Exercise inputs:
________

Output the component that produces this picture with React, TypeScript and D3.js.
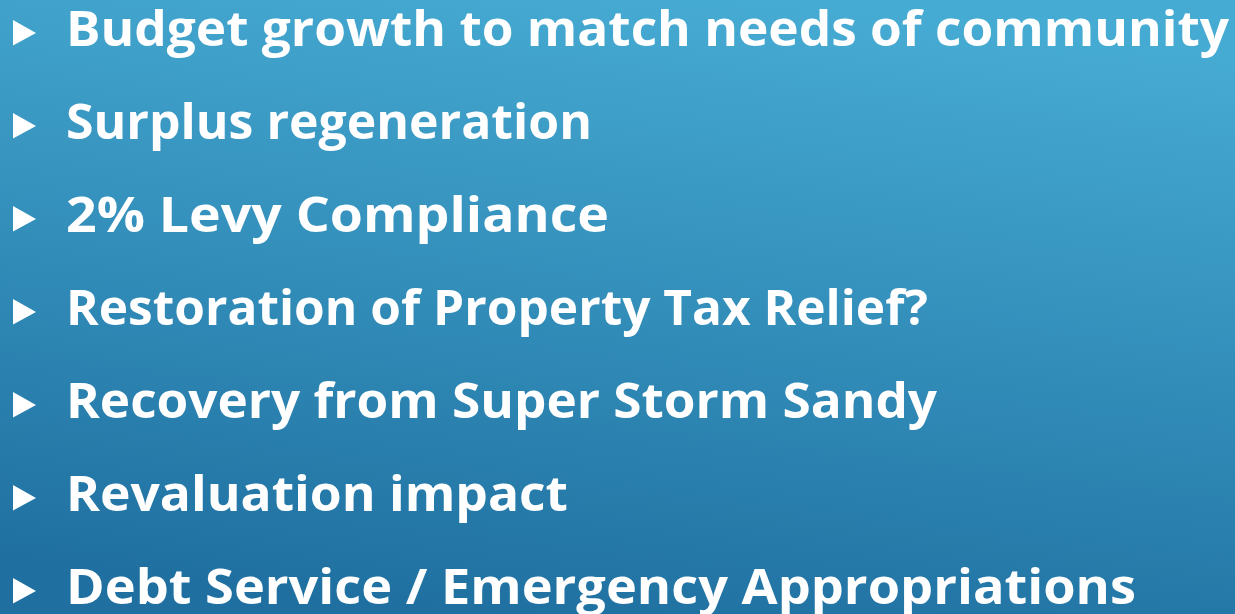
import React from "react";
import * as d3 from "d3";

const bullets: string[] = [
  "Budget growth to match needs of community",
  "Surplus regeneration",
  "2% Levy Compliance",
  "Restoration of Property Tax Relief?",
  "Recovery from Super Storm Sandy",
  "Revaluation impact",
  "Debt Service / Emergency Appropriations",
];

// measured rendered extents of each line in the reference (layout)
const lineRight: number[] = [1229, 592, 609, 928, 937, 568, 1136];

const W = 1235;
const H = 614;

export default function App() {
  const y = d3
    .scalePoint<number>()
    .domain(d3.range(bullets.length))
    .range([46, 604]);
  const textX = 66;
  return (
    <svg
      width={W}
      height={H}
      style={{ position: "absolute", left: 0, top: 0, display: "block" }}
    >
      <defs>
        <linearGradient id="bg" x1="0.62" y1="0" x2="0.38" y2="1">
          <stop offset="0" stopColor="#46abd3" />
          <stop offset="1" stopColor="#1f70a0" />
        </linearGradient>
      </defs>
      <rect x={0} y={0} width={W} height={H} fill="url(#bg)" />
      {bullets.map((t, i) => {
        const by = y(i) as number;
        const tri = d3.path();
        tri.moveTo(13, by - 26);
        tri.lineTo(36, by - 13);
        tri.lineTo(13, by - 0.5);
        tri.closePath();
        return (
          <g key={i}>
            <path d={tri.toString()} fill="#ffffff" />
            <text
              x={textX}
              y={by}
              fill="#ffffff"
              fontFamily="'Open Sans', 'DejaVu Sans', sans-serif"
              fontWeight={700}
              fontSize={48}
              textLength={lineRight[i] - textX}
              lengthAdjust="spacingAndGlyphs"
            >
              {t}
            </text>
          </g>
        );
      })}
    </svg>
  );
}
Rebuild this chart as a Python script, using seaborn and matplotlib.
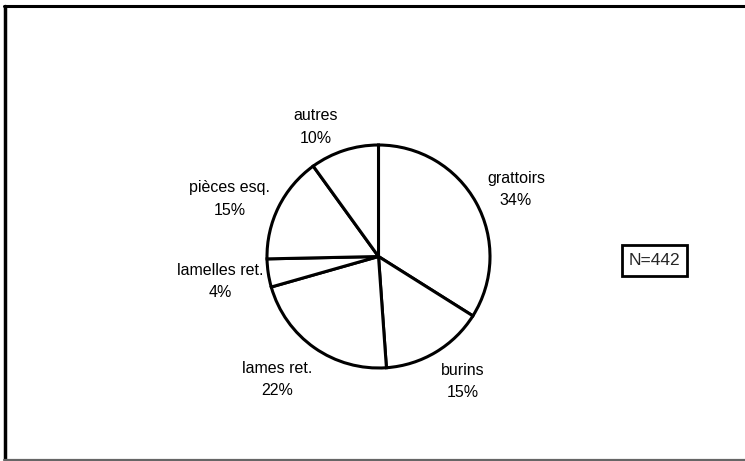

________

What to work on:
Begin with the first line of the entries above and write out each line exactly, ending with the line containing "import * as". Leave out pictures.

The completed task:
Output the component that produces this picture with React, TypeScript and D3.js.
import React from "react";
import * as d3 from "d3";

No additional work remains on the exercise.